*Supplied data*
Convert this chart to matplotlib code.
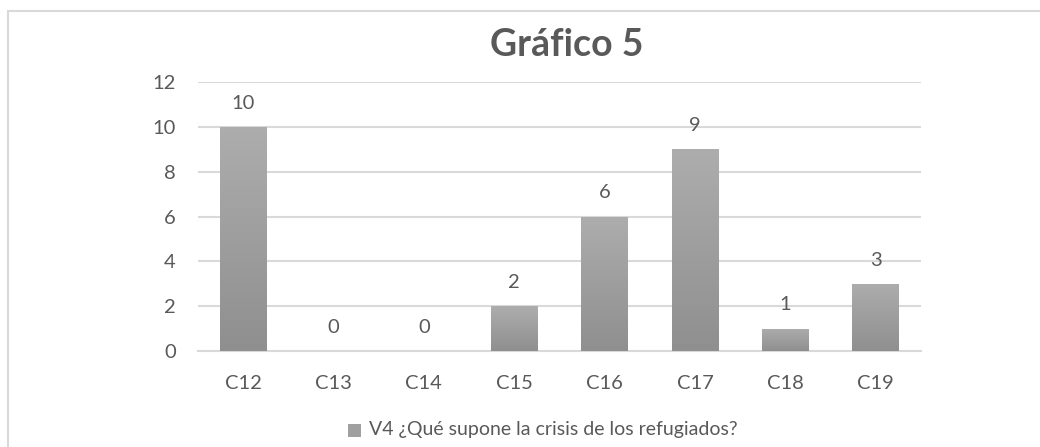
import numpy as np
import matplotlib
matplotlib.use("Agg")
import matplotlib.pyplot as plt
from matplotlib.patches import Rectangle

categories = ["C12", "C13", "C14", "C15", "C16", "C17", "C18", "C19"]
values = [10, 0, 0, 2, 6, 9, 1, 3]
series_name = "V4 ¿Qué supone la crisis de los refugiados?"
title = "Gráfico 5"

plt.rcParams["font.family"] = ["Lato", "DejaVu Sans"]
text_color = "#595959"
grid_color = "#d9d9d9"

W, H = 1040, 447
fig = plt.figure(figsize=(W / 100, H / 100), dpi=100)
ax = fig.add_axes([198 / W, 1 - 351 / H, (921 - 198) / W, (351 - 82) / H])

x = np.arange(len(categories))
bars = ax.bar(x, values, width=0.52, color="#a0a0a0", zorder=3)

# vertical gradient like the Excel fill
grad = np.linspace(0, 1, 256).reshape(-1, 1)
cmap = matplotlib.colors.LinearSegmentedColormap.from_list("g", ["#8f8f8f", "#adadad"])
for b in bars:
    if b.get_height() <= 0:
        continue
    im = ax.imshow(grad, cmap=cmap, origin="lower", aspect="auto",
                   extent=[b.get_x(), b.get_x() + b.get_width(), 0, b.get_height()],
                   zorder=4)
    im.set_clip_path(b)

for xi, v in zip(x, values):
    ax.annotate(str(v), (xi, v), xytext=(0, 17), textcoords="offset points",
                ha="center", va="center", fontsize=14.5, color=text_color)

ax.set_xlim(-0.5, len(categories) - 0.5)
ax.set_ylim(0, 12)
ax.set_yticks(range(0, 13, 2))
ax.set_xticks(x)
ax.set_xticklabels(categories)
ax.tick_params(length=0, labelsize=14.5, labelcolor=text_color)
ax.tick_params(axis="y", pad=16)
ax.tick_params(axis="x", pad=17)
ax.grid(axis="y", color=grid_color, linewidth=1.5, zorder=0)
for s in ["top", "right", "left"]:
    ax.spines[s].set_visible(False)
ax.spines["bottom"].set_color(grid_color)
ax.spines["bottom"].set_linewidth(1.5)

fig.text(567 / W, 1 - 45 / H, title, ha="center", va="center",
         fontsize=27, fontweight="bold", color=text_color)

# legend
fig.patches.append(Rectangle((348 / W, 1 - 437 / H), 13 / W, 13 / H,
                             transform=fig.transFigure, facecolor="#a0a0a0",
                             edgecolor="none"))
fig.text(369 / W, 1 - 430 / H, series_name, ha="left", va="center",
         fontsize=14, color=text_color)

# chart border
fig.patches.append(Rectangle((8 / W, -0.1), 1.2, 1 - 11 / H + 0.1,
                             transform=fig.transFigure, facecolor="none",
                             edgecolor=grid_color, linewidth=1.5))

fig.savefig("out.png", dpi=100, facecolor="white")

*Aim of the exercise*
Omit every picture, then repeat the remaining data exactly as it appears above.

*Complete response*
Convert this chart to matplotlib code.
import numpy as np
import matplotlib
matplotlib.use("Agg")
import matplotlib.pyplot as plt
from matplotlib.patches import Rectangle

categories = ["C12", "C13", "C14", "C15", "C16", "C17", "C18", "C19"]
values = [10, 0, 0, 2, 6, 9, 1, 3]
series_name = "V4 ¿Qué supone la crisis de los refugiados?"
title = "Gráfico 5"

plt.rcParams["font.family"] = ["Lato", "DejaVu Sans"]
text_color = "#595959"
grid_color = "#d9d9d9"

W, H = 1040, 447
fig = plt.figure(figsize=(W / 100, H / 100), dpi=100)
ax = fig.add_axes([198 / W, 1 - 351 / H, (921 - 198) / W, (351 - 82) / H])

x = np.arange(len(categories))
bars = ax.bar(x, values, width=0.52, color="#a0a0a0", zorder=3)

# vertical gradient like the Excel fill
grad = np.linspace(0, 1, 256).reshape(-1, 1)
cmap = matplotlib.colors.LinearSegmentedColormap.from_list("g", ["#8f8f8f", "#adadad"])
for b in bars:
    if b.get_height() <= 0:
        continue
    im = ax.imshow(grad, cmap=cmap, origin="lower", aspect="auto",
                   extent=[b.get_x(), b.get_x() + b.get_width(), 0, b.get_height()],
                   zorder=4)
    im.set_clip_path(b)

for xi, v in zip(x, values):
    ax.annotate(str(v), (xi, v), xytext=(0, 17), textcoords="offset points",
                ha="center", va="center", fontsize=14.5, color=text_color)

ax.set_xlim(-0.5, len(categories) - 0.5)
ax.set_ylim(0, 12)
ax.set_yticks(range(0, 13, 2))
ax.set_xticks(x)
ax.set_xticklabels(categories)
ax.tick_params(length=0, labelsize=14.5, labelcolor=text_color)
ax.tick_params(axis="y", pad=16)
ax.tick_params(axis="x", pad=17)
ax.grid(axis="y", color=grid_color, linewidth=1.5, zorder=0)
for s in ["top", "right", "left"]:
    ax.spines[s].set_visible(False)
ax.spines["bottom"].set_color(grid_color)
ax.spines["bottom"].set_linewidth(1.5)

fig.text(567 / W, 1 - 45 / H, title, ha="center", va="center",
         fontsize=27, fontweight="bold", color=text_color)

# legend
fig.patches.append(Rectangle((348 / W, 1 - 437 / H), 13 / W, 13 / H,
                             transform=fig.transFigure, facecolor="#a0a0a0",
                             edgecolor="none"))
fig.text(369 / W, 1 - 430 / H, series_name, ha="left", va="center",
         fontsize=14, color=text_color)

# chart border
fig.patches.append(Rectangle((8 / W, -0.1), 1.2, 1 - 11 / H + 0.1,
                             transform=fig.transFigure, facecolor="none",
                             edgecolor=grid_color, linewidth=1.5))

fig.savefig("out.png", dpi=100, facecolor="white")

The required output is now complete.